_Set task:_ Every line of the listing must be reproduced as it stands. Leave the images behind.

_Data shown:_
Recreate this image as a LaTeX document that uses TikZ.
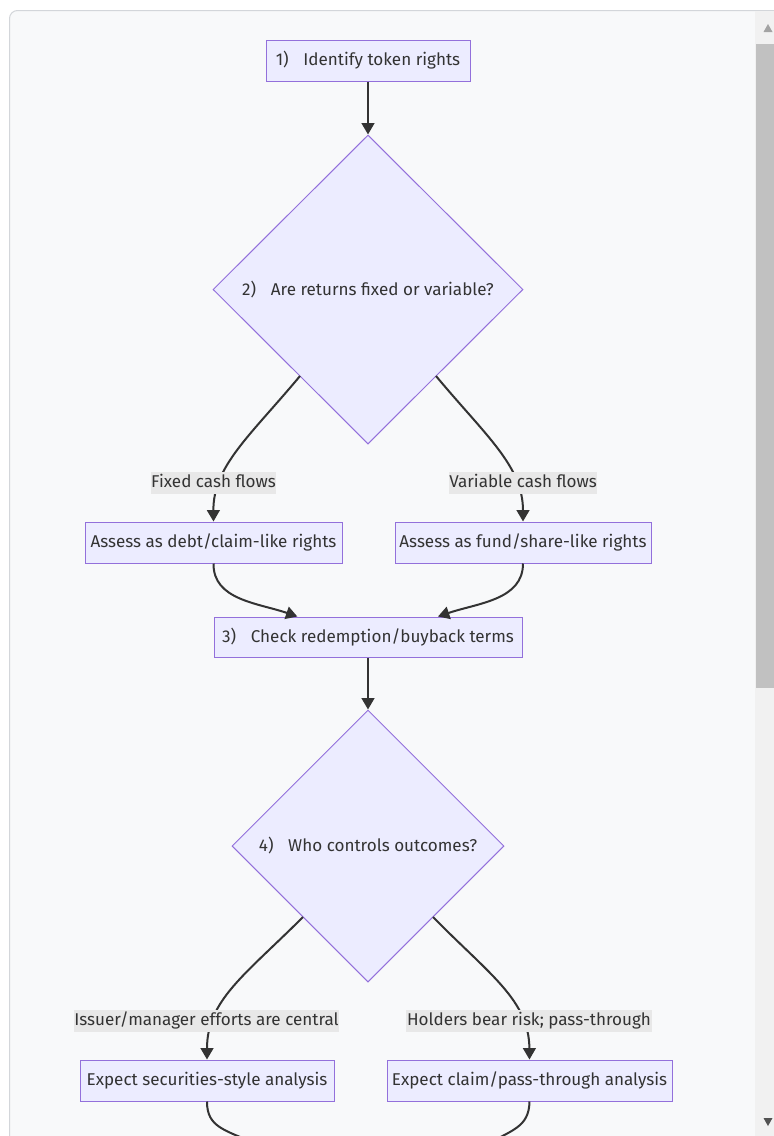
\documentclass[tikz,border=0pt]{standalone}
\usepackage{fontspec}
\setmainfont{Fira Sans}
\usetikzlibrary{shapes.geometric,arrows.meta}
\definecolor{nodefill}{HTML}{ECECFF}
\definecolor{nodeline}{HTML}{9370DB}
\definecolor{edgecol}{HTML}{333333}
\definecolor{txtcol}{HTML}{333333}
\definecolor{lblfill}{HTML}{E8E8E8}
\definecolor{bgcol}{HTML}{F8F9FA}
\definecolor{framecol}{HTML}{D3D6DA}
\definecolor{trackcol}{HTML}{F1F1F1}
\definecolor{thumbcol}{HTML}{C1C1C1}
\newcommand{\gp}{\hspace{11pt}}
\tikzset{
  box/.style={draw=nodeline, fill=nodefill, line width=0.75pt, rectangle, inner sep=0pt,
    text=txtcol, font=\fontsize{12.8}{15}\selectfont, minimum height=30.75pt},
  decision/.style={draw=nodeline, fill=nodefill, line width=0.75pt, diamond, inner sep=0pt,
    text=txtcol, font=\fontsize{12.8}{15}\selectfont},
  edge/.style={draw=edgecol, line width=1.5pt, -{Triangle[length=8.5pt,width=9.5pt]}},
  plainedge/.style={draw=edgecol, line width=1.5pt},
  lbl/.style={fill=lblfill, text=txtcol, font=\fontsize{12.8}{15}\selectfont, inner xsep=0.5pt,
    inner ysep=1.5pt, text height=10pt, text depth=2.8pt},
}
\begin{document}
\begin{tikzpicture}[x=0.75pt,y=-0.75pt]
\useasboundingbox (0,0) rectangle (774,1136);
\clip (0,0) rectangle (774,1136);
% page background and frame
\fill[white] (0,0) rectangle (774,1136);
\fill[bgcol, rounded corners=6pt] (9.5,10.5) rectangle (800,1200);
\draw[framecol, line width=0.75pt, rounded corners=6pt] (9.5,1200) -- (9.5,10.5) -- (800,10.5);
% scrollbar
\fill[trackcol] (755,11) rectangle (774,1136);
\fill[thumbcol] (756,44) rectangle (774,688);
\fill[black!36] (763.5,32) -- (772.5,32) -- (768,24) -- cycle;
\fill[black!68] (763.5,1118) -- (772.5,1118) -- (768,1126) -- cycle;

% nodes
\node[box, minimum width=153pt] (n1) at (368,60.5) {1)\gp Identify token rights};
\node[decision, minimum width=232.5pt, minimum height=231.75pt] (n2) at (368,289.5) {2)\gp Are returns fixed or variable?};
\node[box, minimum width=192.75pt] (na) at (213.5,542.5) {Assess as debt/claim-like rights};
\node[box, minimum width=192pt] (nb) at (523,542.5) {Assess as fund/share-like rights};
\node[box, minimum width=231pt, minimum height=30pt] (n3) at (368,637) {3)\gp Check redemption/buyback terms};
\node[decision, minimum width=204pt, minimum height=204pt] (n4) at (368,846) {4)\gp Who controls outcomes?};
\node[box, minimum width=190.5pt] (nc) at (207,1080.5) {Expect securities-style analysis};
\node[box, minimum width=213.75pt] (nd) at (529.5,1080.5) {Expect claim/pass-through analysis};

\coordinate (c2l) at (300,376);
\coordinate (c2r) at (436,376);
\coordinate (c4l) at (303,917);
\coordinate (c4r) at (433,917);
\coordinate (outc) at (262,1146);
\coordinate (outd) at (484,1146);

% edges
\draw[edge] (n1.south) -- (n2.north);
\draw[edge] (c2l) .. controls (250,436) and (213,466) .. (na.north);
\draw[edge] (c2r) .. controls (486,436) and (523,466) .. (nb.north);
\draw[edge] (na.south) .. controls (213,600) and (258,603) .. ([xshift=-53pt]n3.north);
\draw[edge] (nb.south) .. controls (523,600) and (478,603) .. ([xshift=52.5pt]n3.north);
\draw[edge] (n3.south) -- (n4.north);
\draw[edge] (c4l) .. controls (245,975) and (207,1000) .. (nc.north);
\draw[edge] (c4r) .. controls (490,975) and (529,1000) .. (nd.north);
\draw[plainedge] (nc.south) .. controls (207,1128) and (225,1130) .. (outc);
\draw[plainedge] (nd.south) .. controls (529,1128) and (511,1130) .. (outd);

% edge labels
\node[lbl] (l1) at (213.5,483) {Fixed cash flows};
\node[lbl] (l2) at (523,483) {Variable cash flows};
\node[lbl] (l3) at (206.5,1021) {Issuer/manager efforts are central};
\node[lbl] (l4) at (529,1021) {Holders bear risk; pass-through};
\end{tikzpicture}
\end{document}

_Expected answer:_
Recreate this image as a LaTeX document that uses TikZ.
\documentclass[tikz,border=0pt]{standalone}
\usepackage{fontspec}
\setmainfont{Fira Sans}
\usetikzlibrary{shapes.geometric,arrows.meta}
\definecolor{nodefill}{HTML}{ECECFF}
\definecolor{nodeline}{HTML}{9370DB}
\definecolor{edgecol}{HTML}{333333}
\definecolor{txtcol}{HTML}{333333}
\definecolor{lblfill}{HTML}{E8E8E8}
\definecolor{bgcol}{HTML}{F8F9FA}
\definecolor{framecol}{HTML}{D3D6DA}
\definecolor{trackcol}{HTML}{F1F1F1}
\definecolor{thumbcol}{HTML}{C1C1C1}
\newcommand{\gp}{\hspace{11pt}}
\tikzset{
  box/.style={draw=nodeline, fill=nodefill, line width=0.75pt, rectangle, inner sep=0pt,
    text=txtcol, font=\fontsize{12.8}{15}\selectfont, minimum height=30.75pt},
  decision/.style={draw=nodeline, fill=nodefill, line width=0.75pt, diamond, inner sep=0pt,
    text=txtcol, font=\fontsize{12.8}{15}\selectfont},
  edge/.style={draw=edgecol, line width=1.5pt, -{Triangle[length=8.5pt,width=9.5pt]}},
  plainedge/.style={draw=edgecol, line width=1.5pt},
  lbl/.style={fill=lblfill, text=txtcol, font=\fontsize{12.8}{15}\selectfont, inner xsep=0.5pt,
    inner ysep=1.5pt, text height=10pt, text depth=2.8pt},
}
\begin{document}
\begin{tikzpicture}[x=0.75pt,y=-0.75pt]
\useasboundingbox (0,0) rectangle (774,1136);
\clip (0,0) rectangle (774,1136);
% page background and frame
\fill[white] (0,0) rectangle (774,1136);
\fill[bgcol, rounded corners=6pt] (9.5,10.5) rectangle (800,1200);
\draw[framecol, line width=0.75pt, rounded corners=6pt] (9.5,1200) -- (9.5,10.5) -- (800,10.5);
% scrollbar
\fill[trackcol] (755,11) rectangle (774,1136);
\fill[thumbcol] (756,44) rectangle (774,688);
\fill[black!36] (763.5,32) -- (772.5,32) -- (768,24) -- cycle;
\fill[black!68] (763.5,1118) -- (772.5,1118) -- (768,1126) -- cycle;

% nodes
\node[box, minimum width=153pt] (n1) at (368,60.5) {1)\gp Identify token rights};
\node[decision, minimum width=232.5pt, minimum height=231.75pt] (n2) at (368,289.5) {2)\gp Are returns fixed or variable?};
\node[box, minimum width=192.75pt] (na) at (213.5,542.5) {Assess as debt/claim-like rights};
\node[box, minimum width=192pt] (nb) at (523,542.5) {Assess as fund/share-like rights};
\node[box, minimum width=231pt, minimum height=30pt] (n3) at (368,637) {3)\gp Check redemption/buyback terms};
\node[decision, minimum width=204pt, minimum height=204pt] (n4) at (368,846) {4)\gp Who controls outcomes?};
\node[box, minimum width=190.5pt] (nc) at (207,1080.5) {Expect securities-style analysis};
\node[box, minimum width=213.75pt] (nd) at (529.5,1080.5) {Expect claim/pass-through analysis};

\coordinate (c2l) at (300,376);
\coordinate (c2r) at (436,376);
\coordinate (c4l) at (303,917);
\coordinate (c4r) at (433,917);
\coordinate (outc) at (262,1146);
\coordinate (outd) at (484,1146);

% edges
\draw[edge] (n1.south) -- (n2.north);
\draw[edge] (c2l) .. controls (250,436) and (213,466) .. (na.north);
\draw[edge] (c2r) .. controls (486,436) and (523,466) .. (nb.north);
\draw[edge] (na.south) .. controls (213,600) and (258,603) .. ([xshift=-53pt]n3.north);
\draw[edge] (nb.south) .. controls (523,600) and (478,603) .. ([xshift=52.5pt]n3.north);
\draw[edge] (n3.south) -- (n4.north);
\draw[edge] (c4l) .. controls (245,975) and (207,1000) .. (nc.north);
\draw[edge] (c4r) .. controls (490,975) and (529,1000) .. (nd.north);
\draw[plainedge] (nc.south) .. controls (207,1128) and (225,1130) .. (outc);
\draw[plainedge] (nd.south) .. controls (529,1128) and (511,1130) .. (outd);

% edge labels
\node[lbl] (l1) at (213.5,483) {Fixed cash flows};
\node[lbl] (l2) at (523,483) {Variable cash flows};
\node[lbl] (l3) at (206.5,1021) {Issuer/manager efforts are central};
\node[lbl] (l4) at (529,1021) {Holders bear risk; pass-through};
\end{tikzpicture}
\end{document}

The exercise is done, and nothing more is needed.